Rijeka City Library is collaborating – for the first time – with the Faculty of Engineering at University of Rijeka. Professor Sven Maricic, who is a pioneer of 3D printing in our city, says the library is providing space for cooperation between current and future students.  

“Students from the University of Rijeka have a chance to work with this equipment in ways that go beyond their formal obligations at the university," he says.

We are getting some interesting new kinds of requests: for example, some people came to the library and asked if we could make artificial limbs for their pets. Our printers are not suitable for that, but we could provide useful information and refer them to the right places.

We have been invited to take part in events that are not so traditional for us, like Days of Technology and the Science Festival.

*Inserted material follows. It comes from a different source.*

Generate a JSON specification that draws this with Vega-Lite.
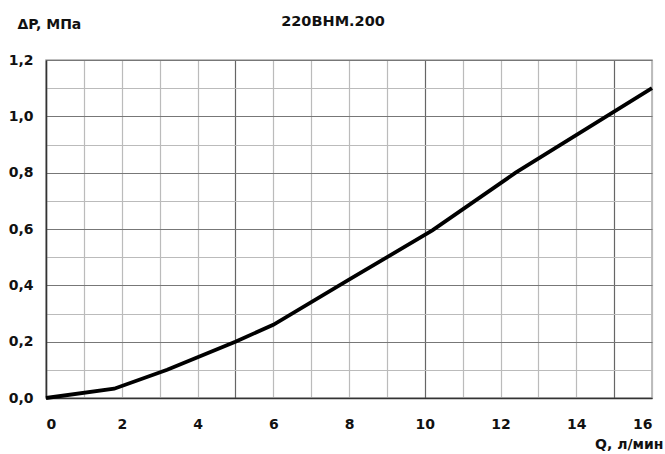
{
  "$schema": "https://vega.github.io/schema/vega-lite/v6.json",
  "width": 606,
  "height": 338,
  "autosize": {"type": "none"},
  "padding": {"left": 46, "top": 60, "right": 13, "bottom": 56},
  "background": "white",
  "title": {"text": "220ВНМ.200", "anchor": "middle", "font": "DejaVu Sans", "fontSize": 14.5, "fontWeight": "bold", "color": "#111", "offset": -23, "baseline": "alphabetic", "dx": -16},
  "config": {
    "view": {"stroke": "#aaa", "strokeWidth": 1.5},
    "axis": {"labelFont": "DejaVu Sans", "labelFontSize": 14, "labelFontWeight": "bold", "labelColor": "#111", "titleFont": "DejaVu Sans", "titleFontSize": 14, "titleFontWeight": "bold", "titleColor": "#111", "ticks": false}
  },
  "data": {"values": [
    {"q": 0, "dp": 0},
    {"q": 1.8, "dp": 0.033},
    {"q": 3.2, "dp": 0.1},
    {"q": 5, "dp": 0.2},
    {"q": 6, "dp": 0.26},
    {"q": 8, "dp": 0.42},
    {"q": 10.2, "dp": 0.595},
    {"q": 12.4, "dp": 0.8},
    {"q": 16, "dp": 1.1}
  ]},
  "mark": {"type": "line", "color": "black", "strokeWidth": 3.8},
  "encoding": {
    "x": {"field": "q", "type": "quantitative", "scale": {"domain": [0, 16], "nice": false},
      "axis": {"values": [0,1,2,3,4,5,6,7,8,9,10,11,12,13,14,15,16], "labelExpr": "datum.value % 2 === 0 ? datum.label : ''", "labelPadding": 19, "domainColor": "#333", "domainWidth": 1.5,
        "gridColor": {"condition": {"test": "datum.value % 5 === 0", "value": "#666"}, "value": "#bbb"}, "gridWidth": 1.2, "gridOpacity": 1,
        "title": "Q, л/мин", "titleAnchor": "end", "titleAlign": "right", "titleX": 617, "titleY": 50, "titleBaseline": "alphabetic"}},
    "y": {"field": "dp", "type": "quantitative", "scale": {"domain": [0, 1.2], "nice": false},
      "axis": {"values": [0,0.1,0.2,0.3,0.4,0.5,0.6,0.7,0.8,0.9,1.0,1.1,1.2], "format": ".1f", "labelExpr": "(round(datum.value*10) % 2 === 0) ? replace(datum.label, '.', ',') : ''", "labelPadding": 13, "domainColor": "#333", "domainWidth": 1.5,
        "gridColor": {"condition": {"test": "round(datum.value*10) % 2 === 0", "value": "#777"}, "value": "#bbb"}, "gridWidth": 1.2, "gridOpacity": 1,
        "title": "ΔP, МПа", "titleAngle": 0, "titleAlign": "left", "titleX": -29, "titleY": -32, "titleBaseline": "alphabetic"}}
  }
}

We are also stimulating debate in the city by asking: why there are no classes in 3D printing and 3D modelling at schools?

With these new opportunities and ideas, the library is changing Rijeka, making it a better place to live.  

ABOUT THE AUTHOR

Kristian Benic is Associate for Projects, Marketing and Public Relations at Rijeka City Library. The library’s 3D Printing Incubator for Children and Youth was initiated with support from the EIFL Public Library Innovation Programme (EIFL-PLIP) in 2014.

Rijeka City Library also won an EIFL Public Library Innovation Programme Award for Creative use of ICT in public libraries.
 

ABOUT THE PROGRAMME

Since 2010, EIFL-PLIP has awarded grants to innovative public libraries in 27 countries in Africa, Asia, Europe and Latin America. These services are now being offered by over 300 public and community libraries, increasing digital inclusion in communities and serving the needs of children and youth, farmers, women, health workers and their patients, the unemployed and socially excluded groups.